Un viejo chiste atribuido al Nobel de Economía Franco Modigliani, cuenta que dos de los tres profesionales reunidos para dilucidar cuál de sus carreras ostentaba el título más longevo del mundo, se rindieron ante la evidencia que esgrimió uno de ellos. El médico aseguró que crear a la mujer de una costilla de Adán era sin discusión una cirugía, por tanto su profesión había sido la primera en aparecer sobre la tierra. El ingeniero argumentó que al separar las aguas de las aguas Dios había hecho antes, evidentemente, un trabajo de ingeniería. “No —dijo el economista— en el principio fue el caos”. Nada podía ser más antiguo que su profesión.
Modigliani fue conocido por usar analogías y ejemplos prácticos para explicar conceptos económicos complejos. El Nobel norteamericano de 1985 obtuvo el galardón buscando formas de hacer la economía más accesible y de demostrar su relevancia para entender el comportamiento humano y los sistemas financieros. Me parece que resulta pertinente su evocación este año en que la Academia sueca ha tenido el acierto de premiar en ese campo, entre otras cosas, un asunto de gran importancia global que fue divulgado por sus autores en su momento de manera comprensible para el gran público sin abandonar el rigor académico.

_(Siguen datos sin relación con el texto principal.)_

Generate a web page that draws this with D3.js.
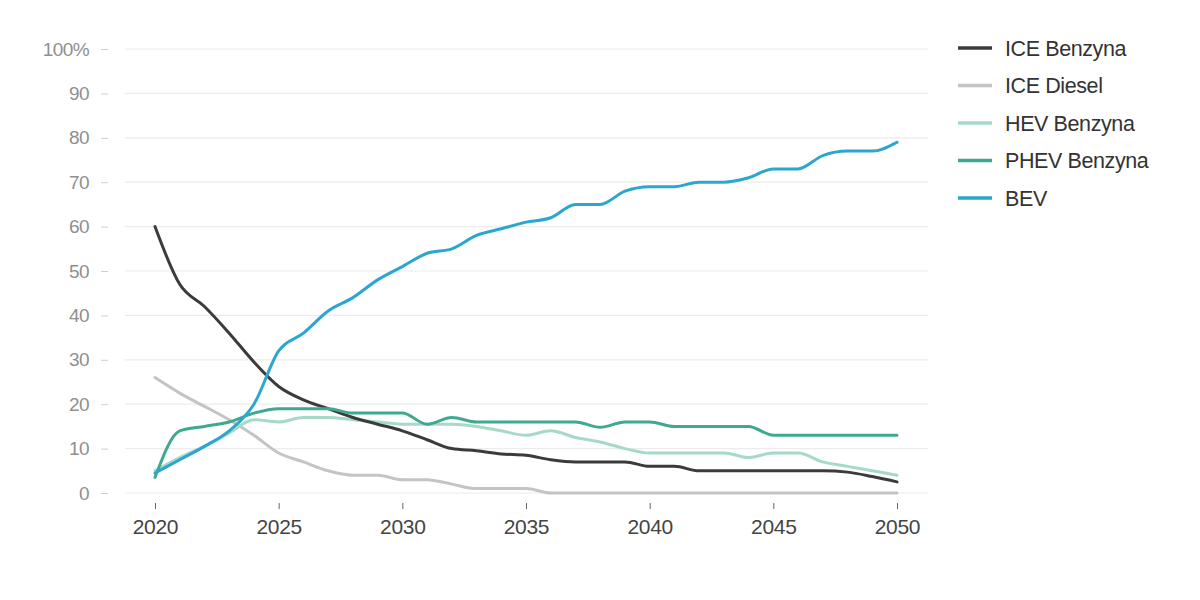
<!DOCTYPE html>
<html>
<head>
<meta charset="utf-8">
<script src="https://cdn.jsdelivr.net/npm/d3@7"></script>
<style>
  html, body { margin: 0; padding: 0; background: #fff; }
  svg { display: block; font-family: "Liberation Sans", Arial, sans-serif; }
</style>
</head>
<body>
<svg id="chart" width="1200" height="600"></svg>
<script>
const years = d3.range(2020, 2051);
const iceBenzyna = [60, 47, 42, 36, 29.5, 24, 21, 19, 17, 15.5, 14, 12, 10, 9.5, 8.8, 8.5, 7.5, 7, 7, 7, 6, 6, 5, 5, 5, 5, 5, 5, 4.7, 3.7, 2.5];
const iceDiesel = [26, 22.5, 19.5, 16.5, 13, 9, 7, 5, 4, 4, 3, 3, 2, 1, 1, 1, 0, 0, 0, 0, 0, 0, 0, 0, 0, 0, 0, 0, 0, 0, 0];
const hevBenzyna = [5, 8, 10.5, 13.5, 16.5, 16, 17, 17, 16.5, 16, 15.5, 15.5, 15.5, 15, 14, 13, 14, 12.5, 11.5, 10, 9, 9, 9, 9, 8, 9, 9, 7, 6, 5, 4];
const phevBenzyna = [3.5, 14, 15, 16, 18, 19, 19, 19, 18, 18, 18, 15.5, 17, 16, 16, 16, 16, 16, 14.8, 16, 16, 15, 15, 15, 15, 13, 13, 13, 13, 13, 13];
const bev = [4.5, 7.5, 10.5, 14, 20, 32, 36, 41, 44, 48, 51, 54, 55, 58, 59.5, 61, 62, 65, 65, 68, 69, 69, 70, 70, 71, 73, 73, 76, 77, 77, 79];
const seriesNames = ["ICE Benzyna", "ICE Diesel", "HEV Benzyna", "PHEV Benzyna", "BEV"];
const seriesColors = ["#3b3b3b", "#c4c4c4", "#a6dac6", "#3fa98f", "#2ba7cf"];
const yTicks = [0, 10, 20, 30, 40, 50, 60, 70, 80, 90, 100];
const xTicks = [2020, 2025, 2030, 2035, 2040, 2045, 2050];

const seriesValues = [iceBenzyna, iceDiesel, hevBenzyna, phevBenzyna, bev];
const series = seriesNames.map((name, i) => ({
  name, color: seriesColors[i],
  values: years.map((y, j) => ({ year: y, v: seriesValues[i][j] }))
}));

const svg = d3.select("#chart");
const x = d3.scaleLinear().domain([2020, 2050]).range([155, 897]);
const y = d3.scaleLinear().domain([0, 100]).range([493, 49]);

// gridlines
svg.append("g").selectAll("line").data(yTicks).join("line")
  .attr("x1", 125).attr("x2", 928)
  .attr("y1", d => y(d)).attr("y2", d => y(d))
  .attr("stroke", "#ececec").attr("stroke-width", 1.2);

// y axis
const yAxis = d3.axisLeft(y).tickValues(yTicks)
  .tickFormat(d => d === 100 ? "100%" : d)
  .tickSize(7).tickPadding(12);
const gy = svg.append("g").attr("transform", "translate(108,0)").call(yAxis);
gy.select(".domain").remove();
gy.selectAll(".tick line").attr("stroke", "#cfcfcf");
gy.selectAll(".tick text").attr("fill", "#8f8f8f").attr("font-size", 19).attr("letter-spacing", -0.6);

// x axis
const xAxis = d3.axisBottom(x).tickValues(xTicks).tickFormat(d3.format("d"))
  .tickSize(6).tickPadding(10);
const gx = svg.append("g").attr("transform", "translate(0,503)").call(xAxis);
gx.select(".domain").remove();
gx.selectAll(".tick line").attr("stroke", "#666");
gx.selectAll(".tick text").attr("fill", "#444").attr("font-size", 21).attr("letter-spacing", -0.3);

// lines
const line = d3.line().x(d => x(d.year)).y(d => y(d.v)).curve(d3.curveMonotoneX);
const drawOrder = [1, 2, 0, 3, 4];
svg.append("g").selectAll("path").data(drawOrder.map(i => series[i])).join("path")
  .attr("d", d => line(d.values))
  .attr("fill", "none")
  .attr("stroke", d => d.color)
  .attr("stroke-width", 3)
  .attr("stroke-linejoin", "round")
  .attr("stroke-linecap", "round");

// legend
const lg = svg.append("g").selectAll("g").data(series).join("g")
  .attr("transform", (d, i) => `translate(958,${48 + i * 37.5})`);
lg.append("line").attr("x1", 0).attr("x2", 34).attr("y1", 0).attr("y2", 0)
  .attr("stroke", d => d.color).attr("stroke-width", 3.5);
lg.append("text").attr("x", 47).attr("y", 0).attr("dy", "0.35em")
  .attr("fill", "#333").attr("font-size", 21.5).attr("letter-spacing", -0.4)
  .text(d => d.name);
</script>
</body>
</html>
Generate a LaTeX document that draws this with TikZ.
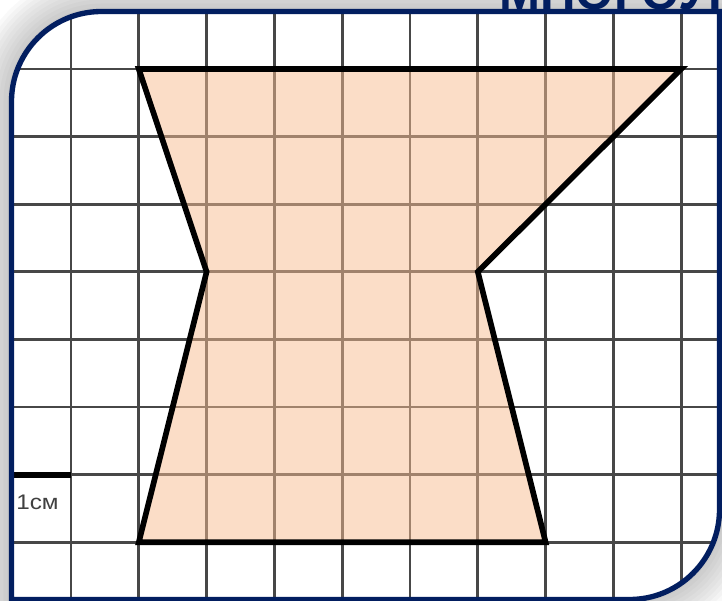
\documentclass[tikz,border=0pt]{standalone}
\usepackage{fontspec}
\setmainfont{Liberation Sans}
\usepackage{xcolor}
\definecolor{framenavy}{RGB}{2,30,96}
\definecolor{peach}{RGB}{249,189,145}
\newcommand\framepath{(11.5,599.5) -- (11.5,101.5) .. controls (11.5,51.8) and (51.8,11.5) .. (101.5,11.5) -- (719.5,11.5) -- (719.5,509.5) .. controls (719.5,559.2) and (679.2,599.5) .. (629.5,599.5) -- cycle}

\begin{document}
\begin{tikzpicture}[
    x=0.03cm, y=-0.03cm,
    gridline/.style={draw=black!72, line width=0.08cm},
    figure/.style={draw=black, line width=0.17cm, fill=peach, fill opacity=0.5},
    unitbar/.style={draw=black, line width=0.18cm},
    frameline/.style={draw=framenavy, line width=0.16cm},
    title/.style={font=\fontsize{42}{42}\selectfont\bfseries, text=framenavy, inner sep=0pt},
    unitlabel/.style={font=\fontsize{18}{18}\selectfont, text=black!75, inner sep=0pt, xscale=1.15}
  ]
  \useasboundingbox (0,0) rectangle (722,601);
  \clip (0,0) rectangle (722,601);

  % soft shadow round the frame
  \foreach \w in {0.24,0.48,0.72,0.96,1.2,1.44,1.68,1.92,2.16,2.4}
    \draw[line width=\w cm, black, draw opacity=0.022] \framepath;

  \node[title, anchor=base west] (title) at (499,10) {МНОГОУГОЛЬНИКИ};

  \fill[white] \framepath;

  \begin{scope}
    \clip \framepath;
    \begin{scope}[shift={(71,69)}, x=2.034cm, y=-2.028cm]
      \foreach \c in {-1,...,9}
        \draw[gridline] (\c,-1.2) -- (\c,8.2);
      \foreach \r in {-1,...,8}
        \draw[gridline] (-1.2,\r) -- (9.7,\r);

      \coordinate (A) at (1,0);
      \coordinate (B) at (9,0);
      \coordinate (C) at (6,3);
      \coordinate (D) at (7,7);
      \coordinate (E) at (1,7);
      \coordinate (F) at (2,3);
      \draw[figure] (A) -- (B) -- (C) -- (D) -- (E) -- (F) -- cycle;

      \coordinate (u0) at (-1,6);
      \coordinate (u1) at (0,6);
      \draw[unitbar] (u0) -- (u1);
    \end{scope}
  \end{scope}

  \node[unitlabel, anchor=base west] (unit) at (16,510) {1см};

  \draw[frameline] \framepath;
\end{tikzpicture}
\end{document}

El premio fue otorgado este año al turco de origen armenio Daron Acemoglu y los británicos James A. Robinson y Simon Johnson; los dos primeros autores del exitoso Por qué fracasan los países, un libro que hace doce años presentó una nueva y convincente teoría sobre las causas de la prosperidad y la pobreza de las naciones. En lugar de atribuir el éxito o fracaso de los países a factores tradicionales como el clima, la geografía o la cultura, Acemoglu y Robinson argumentan que son las instituciones políticas y económicas las que determinan el destino de las naciones.
Los flamantes ganadores del premio han analizado las razones por las cuales los países con déficits en sus Estados de Derecho no logran generar crecimiento económico y prosperidad. Para ello se han remontado hasta la época del colonialismo para intentar entender el por qué. Y la principal conclusión es que “cuando los europeos colonizaron grandes partes del mundo, las instituciones de esas sociedades cambiaron. A veces fue dramático, pero no ocurrió de la misma manera en todas partes” señala la Real Academia de Suecia.
El eje central de las investigaciones de Acemoglu, Johnson y Robinson es que las instituciones explican por qué algunos países son ricos mientras otros permanecen en la pobreza. Las instituciones —el conjunto de reglas, normas y organizaciones que estructuran la vida económica y política— determinan el comportamiento de individuos y empresas, siendo clave para el crecimiento económico sostenido.
Sus estudios demuestran que la confianza en las instituciones, su funcionamiento adecuado y su independencia son esenciales para el desarrollo. Los sistemas democráticos, los mercados de libre competencia, la libertad de prensa, el Estado de Derecho, y la protección de la propiedad son componentes necesarios para el éxito económico. Por el contrario, la corrupción, la falta de libertad política y la perpetuación de élites en el poder limitan el desarrollo económico.
Pocas veces los razonamientos para la concesión de un premio Nobel de Economía están más al alcance de la comprensión del ciudadano normal y corriente. Lo que hace inevitable también que hasta para el más lego en la materia sea claro que la corrupción y la codicia insaciable de la clase política sea hoy el gran impedimento para el progreso de las naciones.
A comienzos de siglo —y ya casi hemos consumido el primer cuarto del siglo XXI— Transparency International, única institución del mundo que se dedica en exclusiva a la lucha contra la corrupción, y que cada año publica un ilustrativo índice de percepción de la corrupción que evalúa casi un centenar de países según la corrupción de sus sectores públicos, nos lo advirtió: vamos mal, muy mal.
Sus estadísticas, basadas en documentos proporcionados por instituciones como el Banco Mundial, el Foro Económico Mundial o Pricewaterhouse, y que recogen la opinión de numerosos empresarios, académicos y analistas de riesgo, resultaban demoledoras. Peter Eigen, presidente de Transparency ya advertía de la existencia de “una crisis de corrupción a nivel mundial. No se ve un punto final al abuso de poder por parte de los funcionarios públicos. Nunca antes los niveles de corrupción han sido tan altos, tanto en los países desarrollados como en los que se encuentran en vías de desarrollo”.
Sin instituciones, pues, no hay progreso; y con éstas en manos de gentes cuyo oficio parece ser solo tomar el poder y ejercerlo de la manera que hoy estamos viendo, deduzcan ustedes.